Restate all the material verbatim, except for the pictures.

Dataset extract ::

________________________________________

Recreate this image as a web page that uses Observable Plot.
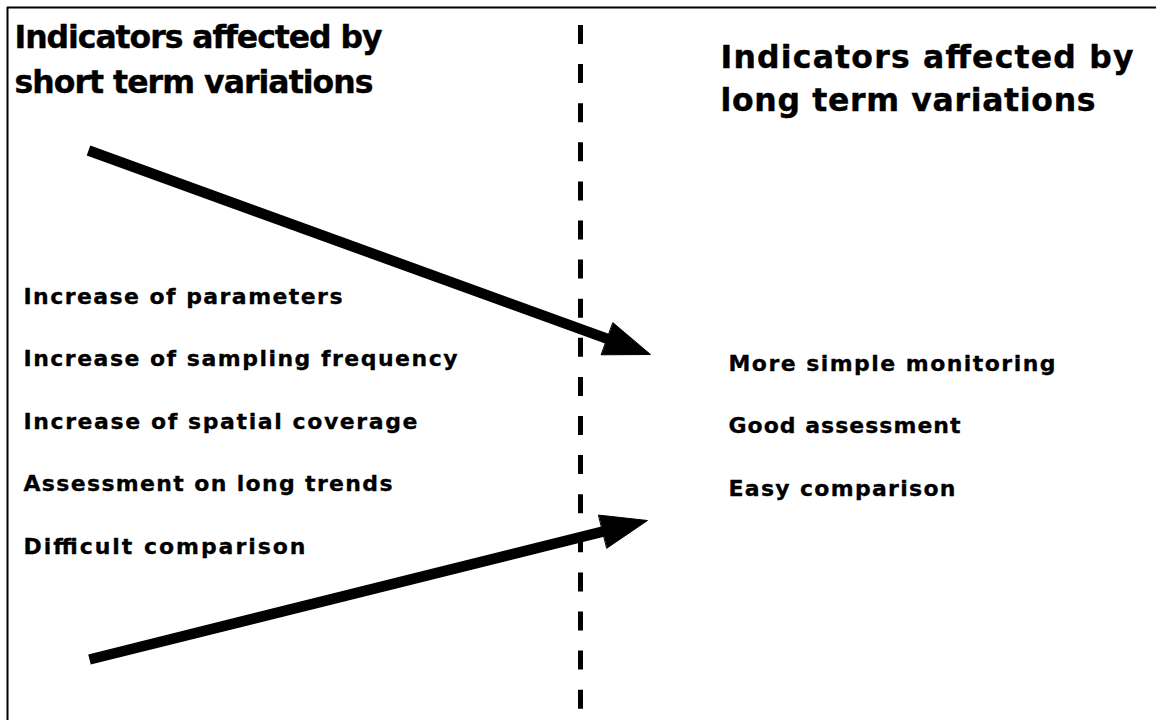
<!DOCTYPE html>
<html>
<head>
<meta charset="utf-8">
<script src="https://cdn.jsdelivr.net/npm/d3@7"></script>
<script src="https://cdn.jsdelivr.net/npm/@observablehq/plot@0.6"></script>
<style>
  html, body { margin: 0; padding: 0; background: #fff; }
  #chart svg { display: block; }
</style>
</head>
<body>
<div id="chart"></div>
<script>
// ---- content ----
const leftTitle = ["Indicators affected by", "short term variations"];
const rightTitle = ["Indicators affected by", "long term variations"];
const leftItems = [
  "Increase of parameters",
  "Increase of sampling frequency",
  "Increase of spatial coverage",
  "Assessment on long trends",
  "Difficult comparison"
];
const rightItems = [
  "More simple monitoring",
  "Good assessment",
  "Easy comparison"
];
// arrows: start point and tip (diagram coordinates)
const arrowStarts = [[88, 150], [89, 659]];
const arrowTips = [[650, 354], [647, 520]];
// divider position
const dividerX = [580];

// ---- layout ----
const W = 1156, H = 720;
const titleSize = 31.5, itemSize = 22;
const layout = {
  leftTitle: {x: 14, y: [47, 92], w: [368, 359]},
  rightTitle: {x: 720, y: [67, 110], w: [413, 375]},
  leftItems: {x: 23, y0: 303, dy: 62.5, w: [319, 434, 394, 369, 282]},
  rightItems: {x: 728, y0: 370, dy: 62.5, w: [327, 232, 227]}
};

const titles = [], items = [];
leftTitle.forEach((t, i) => titles.push({t, x: layout.leftTitle.x, y: layout.leftTitle.y[i], w: layout.leftTitle.w[i]}));
rightTitle.forEach((t, i) => titles.push({t, x: layout.rightTitle.x, y: layout.rightTitle.y[i], w: layout.rightTitle.w[i]}));
leftItems.forEach((t, i) => items.push({t, x: layout.leftItems.x, y: layout.leftItems.y0 + i * layout.leftItems.dy, w: layout.leftItems.w[i]}));
rightItems.forEach((t, i) => items.push({t, x: layout.rightItems.x, y: layout.rightItems.y0 + i * layout.rightItems.dy, w: layout.rightItems.w[i]}));
const texts = titles.concat(items);

// arrow geometry
const headLen = 46, headHalf = 17;
const shafts = [], heads = [];
arrowStarts.forEach((s, k) => {
  const tip = arrowTips[k];
  const dx = tip[0] - s[0], dy = tip[1] - s[1];
  const L = Math.hypot(dx, dy), ux = dx / L, uy = dy / L;
  const bx = tip[0] - ux * headLen, by = tip[1] - uy * headLen;
  shafts.push({id: k, x: s[0], y: s[1]}, {id: k, x: bx + ux * 4, y: by + uy * 4});
  heads.push(
    {id: k, x: bx - uy * headHalf, y: by + ux * headHalf},
    {id: k, x: tip[0], y: tip[1]},
    {id: k, x: bx + uy * headHalf, y: by - ux * headHalf}
  );
});

const font = "'DejaVu Sans', sans-serif";

const svg = Plot.plot({
  width: W,
  height: H,
  margin: 0,
  x: {domain: [0, W], axis: null},
  y: {domain: [H, 0], axis: null},
  style: {background: "#fff"},
  marks: [
    Plot.ruleY([7], {x1: 7, x2: W, stroke: "#000", strokeWidth: 2}),
    Plot.ruleX([7], {y1: 7, y2: H, stroke: "#000", strokeWidth: 2}),
    Plot.ruleX(dividerX, {y1: 25, y2: H, stroke: "#000", strokeWidth: 5, strokeDasharray: "19,20.1"}),
    Plot.line(shafts, {x: "x", y: "y", z: "id", stroke: "#000", strokeWidth: 10.5, strokeLinecap: "butt"}),
    Plot.line(heads, {x: "x", y: "y", z: "id", fill: "#000", stroke: "#000", strokeWidth: 1, curve: "linear-closed"}),
    Plot.text(titles, {x: "x", y: "y", text: "t", textAnchor: "start", lineAnchor: "bottom", fontSize: titleSize, fontWeight: "bold", fontFamily: font, fill: "#000", stroke: "#000", strokeWidth: 0.4}),
    Plot.text(items, {x: "x", y: "y", text: "t", textAnchor: "start", lineAnchor: "bottom", fontSize: itemSize, fontWeight: "bold", fontFamily: font, fill: "#000", stroke: "#000", strokeWidth: 0.3})
  ]
});

// stretch each label to the measured width of the original lettering
d3.select(svg).selectAll("text").each(function () {
  const el = d3.select(this);
  const txt = el.text();
  const match = texts.find(d => d.t === txt && !d.used);
  if (match) {
    match.used = true;
    el.attr("textLength", match.w).attr("lengthAdjust", "spacing");
  }
});

document.getElementById("chart").appendChild(svg);
</script>
</body>
</html>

________________________________________

Worked answer ::
Recreate this image as a web page that uses Observable Plot.
<!DOCTYPE html>
<html>
<head>
<meta charset="utf-8">
<script src="https://cdn.jsdelivr.net/npm/d3@7"></script>
<script src="https://cdn.jsdelivr.net/npm/@observablehq/plot@0.6"></script>
<style>
  html, body { margin: 0; padding: 0; background: #fff; }
  #chart svg { display: block; }
</style>
</head>
<body>
<div id="chart"></div>
<script>
// ---- content ----
const leftTitle = ["Indicators affected by", "short term variations"];
const rightTitle = ["Indicators affected by", "long term variations"];
const leftItems = [
  "Increase of parameters",
  "Increase of sampling frequency",
  "Increase of spatial coverage",
  "Assessment on long trends",
  "Difficult comparison"
];
const rightItems = [
  "More simple monitoring",
  "Good assessment",
  "Easy comparison"
];
// arrows: start point and tip (diagram coordinates)
const arrowStarts = [[88, 150], [89, 659]];
const arrowTips = [[650, 354], [647, 520]];
// divider position
const dividerX = [580];

// ---- layout ----
const W = 1156, H = 720;
const titleSize = 31.5, itemSize = 22;
const layout = {
  leftTitle: {x: 14, y: [47, 92], w: [368, 359]},
  rightTitle: {x: 720, y: [67, 110], w: [413, 375]},
  leftItems: {x: 23, y0: 303, dy: 62.5, w: [319, 434, 394, 369, 282]},
  rightItems: {x: 728, y0: 370, dy: 62.5, w: [327, 232, 227]}
};

const titles = [], items = [];
leftTitle.forEach((t, i) => titles.push({t, x: layout.leftTitle.x, y: layout.leftTitle.y[i], w: layout.leftTitle.w[i]}));
rightTitle.forEach((t, i) => titles.push({t, x: layout.rightTitle.x, y: layout.rightTitle.y[i], w: layout.rightTitle.w[i]}));
leftItems.forEach((t, i) => items.push({t, x: layout.leftItems.x, y: layout.leftItems.y0 + i * layout.leftItems.dy, w: layout.leftItems.w[i]}));
rightItems.forEach((t, i) => items.push({t, x: layout.rightItems.x, y: layout.rightItems.y0 + i * layout.rightItems.dy, w: layout.rightItems.w[i]}));
const texts = titles.concat(items);

// arrow geometry
const headLen = 46, headHalf = 17;
const shafts = [], heads = [];
arrowStarts.forEach((s, k) => {
  const tip = arrowTips[k];
  const dx = tip[0] - s[0], dy = tip[1] - s[1];
  const L = Math.hypot(dx, dy), ux = dx / L, uy = dy / L;
  const bx = tip[0] - ux * headLen, by = tip[1] - uy * headLen;
  shafts.push({id: k, x: s[0], y: s[1]}, {id: k, x: bx + ux * 4, y: by + uy * 4});
  heads.push(
    {id: k, x: bx - uy * headHalf, y: by + ux * headHalf},
    {id: k, x: tip[0], y: tip[1]},
    {id: k, x: bx + uy * headHalf, y: by - ux * headHalf}
  );
});

const font = "'DejaVu Sans', sans-serif";

const svg = Plot.plot({
  width: W,
  height: H,
  margin: 0,
  x: {domain: [0, W], axis: null},
  y: {domain: [H, 0], axis: null},
  style: {background: "#fff"},
  marks: [
    Plot.ruleY([7], {x1: 7, x2: W, stroke: "#000", strokeWidth: 2}),
    Plot.ruleX([7], {y1: 7, y2: H, stroke: "#000", strokeWidth: 2}),
    Plot.ruleX(dividerX, {y1: 25, y2: H, stroke: "#000", strokeWidth: 5, strokeDasharray: "19,20.1"}),
    Plot.line(shafts, {x: "x", y: "y", z: "id", stroke: "#000", strokeWidth: 10.5, strokeLinecap: "butt"}),
    Plot.line(heads, {x: "x", y: "y", z: "id", fill: "#000", stroke: "#000", strokeWidth: 1, curve: "linear-closed"}),
    Plot.text(titles, {x: "x", y: "y", text: "t", textAnchor: "start", lineAnchor: "bottom", fontSize: titleSize, fontWeight: "bold", fontFamily: font, fill: "#000", stroke: "#000", strokeWidth: 0.4}),
    Plot.text(items, {x: "x", y: "y", text: "t", textAnchor: "start", lineAnchor: "bottom", fontSize: itemSize, fontWeight: "bold", fontFamily: font, fill: "#000", stroke: "#000", strokeWidth: 0.3})
  ]
});

// stretch each label to the measured width of the original lettering
d3.select(svg).selectAll("text").each(function () {
  const el = d3.select(this);
  const txt = el.text();
  const match = texts.find(d => d.t === txt && !d.used);
  if (match) {
    match.used = true;
    el.attr("textLength", match.w).attr("lengthAdjust", "spacing");
  }
});

document.getElementById("chart").appendChild(svg);
</script>
</body>
</html>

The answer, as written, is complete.